笠井信輔氏(以下、笠井) 私、4つ目の病院で入院したんだけども、初めの2つの病院では、「いや、がんじゃありません」って言われたんです。悪性リンパ腫はそういうケースが多いそうです。2つ目の病院で、先生が「どうもおかしい」と。2ヵ月治療したのに、良くならない。それで3人目の先生に診てもらいました。

 その先生が、がんを見つけてくれました。その大きな大学病院で治療を受けても、治ったかもしれません。不満があってセカンドオピニオンに行ったわけじゃないんです。

 でも、妻にがんかもしれないと告げたら、「すぐにセカンドオピニオン受けてください」と。「そんなにわけのわからない病気なら、なおさらちゃんとセカンドオピニオンを受けてください」って言われて。それで4人目の先生のところに行って、きちんと説明を受けたんです。だから、私にとってセカンドオピニオンは、正確に言うとフォースオピニオンなんです。

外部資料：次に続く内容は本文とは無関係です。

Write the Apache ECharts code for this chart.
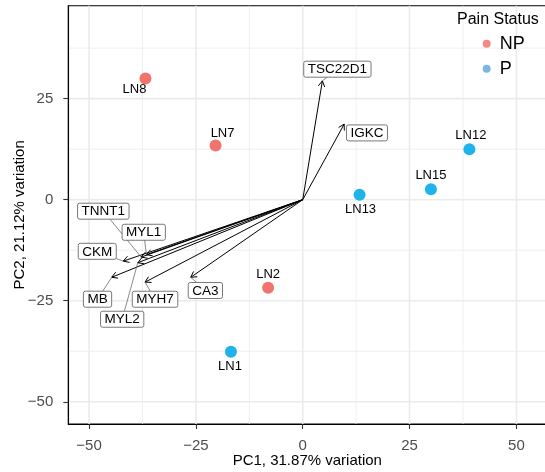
<!DOCTYPE html>
<html>
<head>
<meta charset="utf-8">
<script src="https://cdn.jsdelivr.net/npm/echarts@6/dist/echarts.min.js"></script>
<style>
  html, body { margin: 0; padding: 0; background: #ffffff; }
  #chart { width: 545px; height: 472px; }
</style>
</head>
<body>
<div id="chart"></div>
<script>
// ---- sample scores on the first two principal components ----
const samples    = ['LN8', 'LN7', 'LN12', 'LN13', 'LN15', 'LN2', 'LN1'];
const pc1Scores  = [-36.8, -20.4, 39.0, 13.3, 30.0, -8.1, -16.8];
const pc2Scores  = [30.0, 13.4, 12.5, 1.2, 2.6, -21.8, -37.6];
const painStatus = ['NP', 'NP', 'P', 'P', 'P', 'NP', 'P'];
const statusLevels = ['NP', 'P'];

// ---- gene loadings (scaled to the score space) ----
const genes       = ['TSC22D1', 'IGKC', 'TNNT1', 'MYL1', 'CKM', 'MB', 'MYL2', 'MYH7', 'CA3'];
const loadingsPC1 = [4.6, 9.7, -37.8, -36.6, -42.0, -44.7, -38.6, -36.9, -26.2];
const loadingsPC2 = [29.4, 18.7, -14.2, -13.6, -15.2, -19.2, -15.6, -20.4, -19.2];

// ---- axis breaks ----
const xMajorBreaks = [-50, -25, 0, 25, 50];
const xMinorBreaks = [-37.5, -12.5, 12.5, 37.5];
const yMajorBreaks = [-50, -25, 0, 25];
const yMinorBreaks = [-37.5, -12.5, 12.5, 37.5];

const xTitle = 'PC1, 31.87% variation';
const yTitle = 'PC2, 21.12% variation';
const legendTitle = 'Pain Status';

// ---- layout / styling ----
const FONT = '"Liberation Sans", Arial, Helvetica, sans-serif';
const X_RANGE = [-54.86, 57.0];
const Y_RANGE = [-55.5, 48.0];
const pointColors  = { NP: '#F0736D', P: '#1DB4EA' };
const legendColors = { NP: '#F28A83', P: '#78B6E6' };

// pixel offsets of sample labels from their points
const sampleLabelOffset = {
  LN8: [-11, 10.5], LN7: [7, -12.5], LN12: [1.5, -14], LN13: [1, 14.5],
  LN15: [0, -13.5], LN2: [0, -13.5], LN1: [-1, 15]
};
// pixel offsets of gene label boxes from their arrow tips (repelled positions)
const geneLabelOffset = {
  TSC22D1: [15, -11.7], IGKC: [22.8, 8.8], TNNT1: [-37.9, -45.9], MYL1: [-2.6, -22.4],
  CKM: [-26, -9.8], MB: [-14.2, 21.9], MYL2: [-15.6, 56.5], MYH7: [10, 17.1], CA3: [14.6, 13.2]
};

const fmtTick = v => (v < 0 ? '\u2212' + Math.abs(v) : String(v));

const measureCtx = document.createElement('canvas').getContext('2d');
function textWidth(str, size) {
  measureCtx.font = size + 'px ' + FONT;
  return measureCtx.measureText(str).width;
}

const chart = echarts.init(document.getElementById('chart'), null, { renderer: 'canvas' });

// gridlines drawn as a custom series so they sit on the chosen breaks
function gridSeries(breaks, isMajor, dim) {
  return {
    type: 'custom',
    silent: true,
    z: 0,
    data: breaks.map(v => [v]),
    encode: dim === 'x' ? { x: 0 } : { y: 0 },
    renderItem(params, api) {
      const cs = params.coordSys;
      const v = api.value(0);
      let shape;
      if (dim === 'x') {
        const px = api.coord([v, 0])[0];
        shape = { x1: px, y1: cs.y, x2: px, y2: cs.y + cs.height };
      } else {
        const py = api.coord([0, v])[1];
        shape = { x1: cs.x, y1: py, x2: cs.x + cs.width, y2: py };
      }
      return {
        type: 'line', shape,
        style: { stroke: '#EBEBEB', lineWidth: isMajor ? 1.6 : 0.8 }
      };
    }
  };
}

const arrowSeries = {
  type: 'custom',
  silent: true,
  z: 3,
  data: genes.map((g, i) => [loadingsPC1[i], loadingsPC2[i]]),
  encode: { x: 0, y: 1 },
  renderItem(params, api) {
    const o = api.coord([0, 0]);
    const t = api.coord([api.value(0), api.value(1)]);
    const ang = Math.atan2(t[1] - o[1], t[0] - o[0]);
    const L = 6.5, A = Math.PI / 6;
    const h1 = [t[0] - L * Math.cos(ang - A), t[1] - L * Math.sin(ang - A)];
    const h2 = [t[0] - L * Math.cos(ang + A), t[1] - L * Math.sin(ang + A)];
    return {
      type: 'group',
      children: [
        { type: 'line', shape: { x1: o[0], y1: o[1], x2: t[0], y2: t[1] },
          style: { stroke: '#000', lineWidth: 1 } },
        { type: 'polyline', shape: { points: [h1, t, h2] },
          style: { stroke: '#000', lineWidth: 1, fill: null } }
      ]
    };
  }
};

const geneLabelSeries = {
  type: 'custom',
  silent: true,
  z: 4,
  data: genes.map((g, i) => [loadingsPC1[i], loadingsPC2[i]]),
  encode: { x: 0, y: 1 },
  renderItem(params, api) {
    const name = genes[params.dataIndex];
    const t = api.coord([api.value(0), api.value(1)]);
    const off = geneLabelOffset[name];
    const cx = t[0] + off[0], cy = t[1] + off[1];
    const w = textWidth(name, 13.5) + 8, h = 16;
    const children = [];
    // segment along the line from the box centre towards the tip
    const dx = t[0] - cx, dy = t[1] - cy;
    const s = Math.min(
      dx !== 0 ? (w / 2) / Math.abs(dx) : Infinity,
      dy !== 0 ? (h / 2) / Math.abs(dy) : Infinity
    );
    if (s < 1) {
      const ex = cx + dx * s, ey = cy + dy * s;
      const len = Math.hypot(t[0] - ex, t[1] - ey);
      if (len > 6) {
        children.push({ type: 'line', shape: { x1: ex, y1: ey, x2: t[0], y2: t[1] },
          style: { stroke: '#6b6b6b', lineWidth: 0.8 } });
      }
    }
    children.push({ type: 'rect',
      shape: { x: cx - w / 2, y: cy - h / 2, width: w, height: h, r: 2 },
      style: { fill: '#ffffff', stroke: '#555555', lineWidth: 0.8 } });
    children.push({ type: 'text',
      style: { text: name, x: cx, y: cy + 0.5, align: 'center', verticalAlign: 'middle',
               font: '13.5px ' + FONT, fill: '#000000' } });
    return { type: 'group', children };
  }
};

const pointSeries = statusLevels.map(level => ({
  name: level,
  type: 'scatter',
  z: 5,
  symbol: 'circle',
  symbolSize: 12,
  itemStyle: { color: pointColors[level], opacity: 1 },
  emphasis: { disabled: true },
  data: samples
    .map((s, i) => ({ s, i }))
    .filter(d => painStatus[d.i] === level)
    .map(d => ({
      name: d.s,
      value: [pc1Scores[d.i], pc2Scores[d.i]],
      label: { offset: sampleLabelOffset[d.s] }
    })),
  label: {
    show: true, position: 'inside', formatter: '{b}',
    color: '#000', fontSize: 13, fontFamily: FONT
  }
}));

const option = {
  animation: false,
  backgroundColor: '#ffffff',
  title: {
    text: legendTitle, left: 457, top: 12, padding: 0,
    textStyle: { fontSize: 16, fontWeight: 'normal', color: '#000', fontFamily: FONT }
  },
  legend: {
    orient: 'vertical', left: 482.7, top: 34.8, padding: 0,
    itemWidth: 8, itemHeight: 8, itemGap: 7, icon: 'circle',
    textStyle: { fontSize: 18, color: '#000', fontFamily: FONT, padding: [0, 0, 0, 4] },
    data: statusLevels.map(l => ({ name: l, itemStyle: { color: legendColors[l] } })),
    selectedMode: false
  },
  grid: {
    left: 68.3, top: 5.7, width: 478, height: 418.3,
    outerBoundsMode: 'none', containLabel: false,
    show: true, borderColor: '#000', borderWidth: 1.1, backgroundColor: 'transparent'
  },
  xAxis: {
    type: 'value', min: X_RANGE[0], max: X_RANGE[1],
    name: xTitle, nameLocation: 'middle', nameGap: 29, nameMoveOverlap: false,
    nameTextStyle: { fontSize: 15, color: '#000', fontFamily: FONT },
    axisLine: { show: true, onZero: false, lineStyle: { color: '#000', width: 1.1 } },
    axisTick: { show: true, length: 5, customValues: xMajorBreaks, lineStyle: { color: '#333', width: 1.1 } },
    axisLabel: { customValues: xMajorBreaks, formatter: fmtTick, margin: 14,
                 fontSize: 15, color: '#4D4D4D', fontFamily: FONT },
    splitLine: { show: false }
  },
  yAxis: {
    type: 'value', min: Y_RANGE[0], max: Y_RANGE[1],
    name: yTitle, nameLocation: 'middle', nameGap: 40.5, nameMoveOverlap: false,
    nameTextStyle: { fontSize: 15, color: '#000', fontFamily: FONT },
    axisLine: { show: true, onZero: false, lineStyle: { color: '#000', width: 1.1 } },
    axisTick: { show: true, length: 5, customValues: yMajorBreaks, lineStyle: { color: '#333', width: 1.1 } },
    axisLabel: { customValues: yMajorBreaks, formatter: fmtTick, margin: 15,
                 fontSize: 15, color: '#4D4D4D', fontFamily: FONT },
    splitLine: { show: false }
  },
  series: [
    gridSeries(xMinorBreaks, false, 'x'),
    gridSeries(yMinorBreaks, false, 'y'),
    gridSeries(xMajorBreaks, true, 'x'),
    gridSeries(yMajorBreaks, true, 'y'),
    arrowSeries,
    geneLabelSeries,
    ...pointSeries
  ]
};

chart.setOption(option);
</script>
</body>
</html>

 3人目の先生のところでがんを疑われるまで、最初のがん検診から3ヵ月以上経っていました。ずっと体調不良だったから、「もうここで入院だな」っていう感じでした。でも、妻が「一から調べ直せ」って。私のそばに30年間いる妻がそう言うということは、これは何かあるなと思って必死で探しました。

 ただ、やっぱり私は昭和生まれの世代なんで、3人目の先生に「申し訳ない」という気持ちがしていたんです。がんを見つけてくれた先生なのに申し訳ない、と。そこが一番のストレスで、「この病院で入院した方がいいんじゃないかな。ことを荒立てないで」って思っていました。「先生に嫌われたくないな」とかね。

 だって、「セカンドオピニオンを受けたい」と言ったら、「私の診断が間違っているということですか」と思われるかもしれないわけです。嫌ですよね。でも先生に「セカンドオピニオンを受けてほしいと家族が言うんですけど」と言ったら、「もう、ぜひ受けてください。今、こちらで持っているカルテの電子データや映像データなど、全部新しい先生にメール添付で送るから、早くメールアドレスを教えてください」って。まだセカンドオピニオンの先も決まっていないのに、積極的に勧めてくれたんです。「たくさんの目で一つの病気を見た方が確実である」と。

 まったく独善的ではなかったんです。「みんなで診ましょう」と。今の医学はそこまでいっているわけです。だから、私たち患者は遠慮しちゃいけないんです。

笠井信輔アナ「がん治療のセカンドオピニオン、医者に言うのが怖かった」笠井アナは自身のブログ「笠井TIMES 人生プラマイゼロがちょうどいい」でも闘病の様子を飾らず、率直に、語ってきた。写真は抗がん剤治療中の2020年4月の様子。

――私の場合は、セカンドオピニオンと言ったら少し凍りつかれました。割と保守的な病院だったし、主治医が病院長だったからかもしれませんが。でも、笠井さんの話を聞いていると、セカンドオピニオンは、日本の医療界では常識になっていて、患者は気になったら受けた方がいいですね。私の場合も、やはりセカンドオピニオンを否定されるようなことはありませんでした。ただ、「もう戻ってこないな」という雰囲気で紹介状をもらいましたけど。でも、もしセカンドオピニオンに行った病院の先生が期待外れだったら、元の病院に戻りたいと思いますよね。そうしたら、病院側はやっぱり嬉しいとおもうんですよね。自分たちの方がいい、と証明されたようなものですから。

笠井 きっとその先生も素晴らしい方だろうから、金田さんが戻ってきたら、「ようし!」という感じで、受け入れてくれるんじゃないでしょうか。

――そう思いました。きっと、テンションが上がるだろうな、と。

笠井 私の場合、妻がセカンドオピニオンを取ってくださいと言っていたので、行きました。私自身、30年以上報道の世界にいるんで、医療のことに詳しい人を知っていました。すぐに関係者に連絡をして、血液のがんに詳しい先生を紹介してもらい、その先生に見てもらうんじゃなくて、「どういった病院がいいんでしょうか」と聞いたんです。すると「血液がんは珍しいので、どの病院でも治療例が多いわけじゃない」と言われました。

 東京で血液がんの治療例が多い大病院を紹介されたんです。大学病院が1つと、有名な病院が2つ。このどこかで受けた方が効果的な結果が得られると思いますって言われて。その中から自分で選んだんです。